Auch darüber muss man einmal reden, wenn man über einen Kommunalen Finanzausgleich redet. Und nur um mal das Land zu nennen, 3,188 Mrd. DM Schuldenzugang und 1,418 Mrd. DM Schuldentilgung. Wir sind eine Solidargemeinschaft, Land und Kommunen, und diese Solidargemeinschaft funktioniert nicht, wenn der eine ausgeglichene Haushalte hat und der andere mit 1 bis 2 Mrd. DM Nettoneuverschuldung jedes Jahr leben muss. Darüber muss im Haushalt und in der Vorbereitung des Doppelhaushalts 2001/2002 geredet werden. Ich bedanke mich, dass das heute angesprochen worden ist, da konnte ich auch gleich diese Zahlen hier mal richtig veröffentlichen. Wir sollten schon einmal einen Blick nach Sachsen richten. Wenn ich den Thüringer Kommunalen Finanzausgleich auf sächsische Höhe reduzieren würde, wären das 450 Mio. DM weniger. Seltsamerweise wird in den sächsischen Kommunen mehr investiert als in den Thüringer Kommunen. Die müssen doch irgendetwas, mit weniger Geld mehr Investitionen, besser machen und sind auch nicht wesentlich höher verschuldet als die Thüringer Kommunen. Auch das ist ein Thema, was uns sicherlich bei der Beratung des Doppelhaushalts 2001/2002 beschäftigen wird. Aber für das Thema, was heute auf der Tagesordnung steht - und deswegen werden wir trotz der kritischen Finanzlage das Steuersenkungsgesetz durch den Vermittlungsausschuss bringen und dort in einer entsprechenden Form beschließen, damit die Wirtschaft unterstützt wird und damit in Deutschland Wirtschaftswachstum und zusätzliche Arbeitsplätze entstehen. Für uns bleibt die schwer wiegende Aufgabe der Konsolidierung der öffentlichen Haushalte. Vielen Dank.

(Beifall bei der CDU, SPD)

Die Rednerliste in der Aussprache zum Bericht ist damit abgeschlossen. Ich stelle fest, dass das Berichtsersuchen gemäß § 106 Abs. 2 der Geschäftsordnung erfüllt ist, wenn keiner widerspricht. Widerspruch wird nicht angezeigt, damit ist das Berichtsersuchen erfüllt. Ich kann den Tagesordnungspunkt 10 schließen.

Für die bevorstehenden Pfingstfeiertage möchte ich Ihnen im Namen des gesamten Präsidiums des Thüringer Landtags eine gute Zeit wünschen.

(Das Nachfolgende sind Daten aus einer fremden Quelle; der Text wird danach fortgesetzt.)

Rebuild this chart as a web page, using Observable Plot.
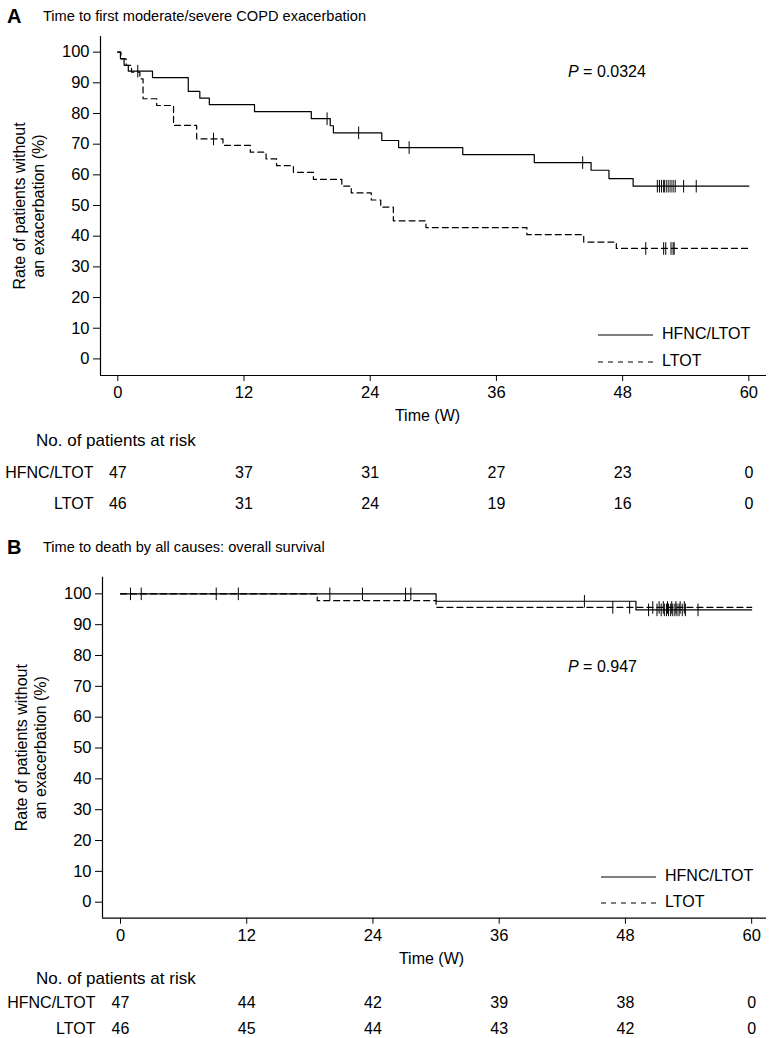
<!DOCTYPE html>
<html><head><meta charset="utf-8">
<script src="https://cdn.jsdelivr.net/npm/d3@7"></script>
<script src="https://cdn.jsdelivr.net/npm/@observablehq/plot@0.6"></script>
<style>
body{margin:0;background:#fff;font-family:"Liberation Sans",Arial,Helvetica,sans-serif;color:#000}
#page{position:relative;width:769px;height:1038px;overflow:hidden;background:#fff}
.abs{position:absolute;white-space:nowrap;line-height:1}
#page svg{position:absolute;left:0}
</style></head><body><div id="page"></div>
<script>
// ---------- data ----------
const groups = ["HFNC/LTOT", "LTOT"];
const xTicks = [0, 12, 24, 36, 48, 60];
const yTicks = [0, 10, 20, 30, 40, 50, 60, 70, 80, 90, 100];
const riskTimes = [0, 12, 24, 36, 48, 60];

// Panel A: time to first moderate/severe COPD exacerbation
const aTitle = "Time to first moderate/severe COPD exacerbation";
const aPValue = "0.0324";
const aHfncTime = [0, 0.25, 0.6, 1.0, 3.3, 6.7, 7.8, 8.7, 13.0, 18.4, 20.2, 20.5, 25.1, 26.7, 32.8, 39.6, 45.0, 46.7, 49.0, 60];
const aHfncSurv = [100, 97.9, 95.7, 93.8, 91.7, 87.2, 85.0, 82.9, 80.6, 78.3, 76.0, 73.7, 71.2, 68.9, 66.6, 64.0, 61.5, 58.8, 56.3, 56.3];
const aHfncCensor = [1.9, 19.9, 22.9, 27.7, 44.2, 51.3, 51.5, 51.7, 51.9, 52.0, 52.2, 52.4, 52.6, 52.8, 53.0, 53.8, 55.0];
const aLtotTime = [0, 0.3, 0.8, 1.3, 2.1, 2.4, 3.7, 5.3, 7.5, 10.0, 12.6, 14.1, 15.1, 16.7, 18.6, 21.3, 22.2, 24.1, 25.0, 26.2, 29.3, 38.9, 44.3, 47.4, 60];
const aLtotSurv = [100, 97.8, 95.7, 93.5, 91.3, 84.8, 82.6, 76.1, 71.7, 69.6, 67.4, 65.2, 63.0, 60.8, 58.5, 56.3, 54.1, 51.8, 49.5, 45.0, 42.8, 40.5, 38.1, 36.0, 36.0];
const aLtotCensor = [9.1, 50.2, 51.9, 52.1, 52.6, 52.8, 52.9];
const aRiskHfnc = [47, 37, 31, 27, 23, 0];
const aRiskLtot = [46, 31, 24, 19, 16, 0];

// Panel B: time to death by all causes
const bTitle = "Time to death by all causes: overall survival";
const bPValue = "0.947";
const bHfncTime = [0, 30.0, 49.0, 60];
const bHfncSurv = [100, 97.6, 94.8, 94.8];
const bHfncCensor = [0.95, 9.1, 11.2, 19.9, 23.0, 27.1, 27.6, 44.1, 50.2, 51.0, 51.4, 51.7, 51.9, 52.1, 52.3, 52.5, 52.7, 52.9, 53.1, 53.4, 53.7, 54.9];
const bLtotTime = [0, 18.7, 30.0, 60];
const bLtotSurv = [100, 97.8, 95.6, 95.6];
const bLtotCensor = [1.97, 46.8, 48.4, 50.6, 51.2, 51.6, 52.0, 52.4, 52.8, 53.2, 53.6];
const bRiskHfnc = [47, 44, 42, 39, 38, 0];
const bRiskLtot = [46, 45, 44, 43, 42, 0];

const yLabel = "Rate of patients without\nan exacerbation (%)";
const xLabel = "Time (W)";
const riskLabel = "No. of patients at risk";

// ---------- helpers ----------
const FONT = '"Liberation Sans", Arial, Helvetica, sans-serif';
const page = document.getElementById("page");
function toRows(times, survs) { return times.map((t, i) => ({t, s: survs[i]})); }
function stepAt(times, survs, t) { let v = survs[0]; for (let i = 0; i < times.length; i++) if (times[i] <= t) v = survs[i]; return v; }
function censorRows(cens, times, survs) { return cens.map(t => ({t, s: stepAt(times, survs, t)})); }
const tickSymbol = {draw(ctx) { ctx.moveTo(0, -6.3); ctx.lineTo(0, 6.3); }};

function addText(txt, left, cy, size, extra = "") {
  const d = document.createElement("div");
  d.className = "abs";
  d.style.cssText = `left:${left}px;top:${cy - size * 0.55}px;font-size:${size}px;${extra}`;
  d.innerHTML = txt;
  page.appendChild(d);
  return d;
}
function addLegend(x1, x2, textX, cy1, cy2) {
  const ns = "http://www.w3.org/2000/svg";
  const s = document.createElementNS(ns, "svg");
  s.setAttribute("width", 769); s.setAttribute("height", 1038);
  s.style.cssText = "position:absolute;left:0;top:0;pointer-events:none;background:transparent";
  [[cy1, null], [cy2, "5,5"]].forEach(([cy, dash]) => {
    const l = document.createElementNS(ns, "line");
    l.setAttribute("x1", x1); l.setAttribute("x2", x2); l.setAttribute("y1", cy); l.setAttribute("y2", cy);
    l.setAttribute("stroke", "#000"); l.setAttribute("stroke-width", 1.2);
    if (dash) l.setAttribute("stroke-dasharray", dash);
    s.appendChild(l);
  });
  page.appendChild(s);
  addText(groups[0], textX, cy1, 16);
  addText(groups[1], textX, cy2, 16);
}

function kmPlot(cfg) {
  const p = Plot.plot({
    width: 769, height: cfg.height,
    marginLeft: cfg.ml, marginRight: cfg.mr, marginTop: cfg.mt, marginBottom: cfg.mb,
    style: {fontSize: "16.5px", fontFamily: FONT, background: "transparent", overflow: "visible", color: "#000"},
    x: {domain: cfg.xDomain, ticks: xTicks, tickSize: 6, tickPadding: 5, label: null},
    y: {domain: cfg.yDomain, ticks: yTicks, tickSize: 7, tickPadding: 4, label: null},
    marks: [
      Plot.ruleX([cfg.xDomain[0]], {stroke: "#000", strokeWidth: 1.2}),
      Plot.ruleY([cfg.yDomain[0]], {stroke: "#000", strokeWidth: 1.2}),
      Plot.line(toRows(cfg.hT, cfg.hS), {x: "t", y: "s", curve: "step-after", stroke: "#000", strokeWidth: 1.2}),
      Plot.line(toRows(cfg.lT, cfg.lS), {x: "t", y: "s", curve: "step-after", stroke: "#000", strokeWidth: 1.2, strokeDasharray: "6,4"}),
      Plot.dot(censorRows(cfg.hC, cfg.hT, cfg.hS), {x: "t", y: "s", symbol: tickSymbol, fill: "none", stroke: "#000", strokeWidth: 1}),
      Plot.dot(censorRows(cfg.lC, cfg.lT, cfg.lS), {x: "t", y: "s", symbol: tickSymbol, fill: "none", stroke: "#000", strokeWidth: 1}),
      Plot.text([xLabel], {text: d => d, frameAnchor: "bottom", dy: cfg.xLabelDy, dx: cfg.xLabelDx, lineAnchor: "middle", fontSize: 16}),
      Plot.text([yLabel], {text: d => d, frameAnchor: "left", rotate: -90, dx: -72, lineAnchor: "middle", textAnchor: "middle", fontSize: 16, lineHeight: 1.15})
    ]
  });
  p.style.top = cfg.top + "px";
  page.appendChild(p);
}

function riskPlot(cfg, hfnc, ltot) {
  const rows = [];
  riskTimes.forEach((t, i) => { rows.push({t, g: groups[0], n: hfnc[i]}); rows.push({t, g: groups[1], n: ltot[i]}); });
  const p = Plot.plot({
    width: 769, height: cfg.height,
    marginLeft: cfg.ml, marginRight: cfg.mr, marginTop: 0, marginBottom: 0,
    style: {fontSize: "16px", fontFamily: FONT, background: "transparent", overflow: "visible", color: "#000"},
    x: {domain: cfg.xDomain, axis: null},
    y: {type: "point", domain: groups, range: cfg.range, padding: 0, tickSize: 0, tickPadding: 7, label: null},
    marks: [Plot.text(rows, {x: "t", y: "g", text: "n", fontSize: 16})]
  });
  p.style.top = cfg.top + "px";
  page.appendChild(p);
}

// ---------- Panel A ----------
const xDomA = [-1.645, 61.68], yDomA = [-5.41, 105.1];
kmPlot({top: 0, height: 430, ml: 100, mr: 3, mt: 36, mb: 55, xDomain: xDomA, yDomain: yDomA,
  hT: aHfncTime, hS: aHfncSurv, hC: aHfncCensor, lT: aLtotTime, lS: aLtotSurv, lC: aLtotCensor, xLabelDy: 40, xLabelDx: -6});
riskPlot({top: 455, height: 65, ml: 100, mr: 3, xDomain: xDomA, range: [17, 48]}, aRiskHfnc, aRiskLtot);
addText("A", 7, 17, 20, "font-weight:bold");
addText(aTitle, 43, 17, 14.6);
addText(`<i>P</i> = ${aPValue}`, 568, 73, 16);
addText(riskLabel, 36, 441, 17);
addLegend(598, 653, 662, 335, 362);

// ---------- Panel B ----------
const xDomB = [-1.711, 61.41], yDomB = [-5.19, 105.4];
kmPlot({top: 540, height: 440, ml: 102, mr: 3, mt: 36.7, mb: 62.3, xDomain: xDomB, yDomain: yDomB,
  hT: bHfncTime, hS: bHfncSurv, hC: bHfncCensor, lT: bLtotTime, lS: bLtotSurv, lC: bLtotCensor, xLabelDy: 41, xLabelDx: -3});
riskPlot({top: 985, height: 53, ml: 102, mr: 3, xDomain: xDomB, range: [17, 43]}, bRiskHfnc, bRiskLtot);
addText("B", 7, 548, 20, "font-weight:bold");
addText(bTitle, 43, 548, 14.6);
addText(`<i>P</i> = ${bPValue}`, 568, 668, 16);
addText(riskLabel, 36, 979, 17);
addLegend(601, 656, 665, 877, 903);
</script></body></html>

Erholen Sie sich gut, damit Sie mit gestärkter Kraft die letzten Plenartage vor der Sommerpause noch bearbeiten können. Ich möchte auch darauf hinweisen, dass die nächsten planmäßigen Plenarsitzungen am 6. und 7. Juli dieses Jahres stattfinden. Der Reservetermin - beachten Sie das bitte - ist der 5. Juli und die Tagesordnung könnte umfangreich sein. Eine feierliche Sondersitzung aus Anlass des 80. Jahrestags der Wahl des Thüringischen Landtags von 1920 findet am Dienstag, dem 20. Juni dieses Jahres um 17.00 Uhr statt. Ich wünsche Ihnen einen guten Nachhauseweg.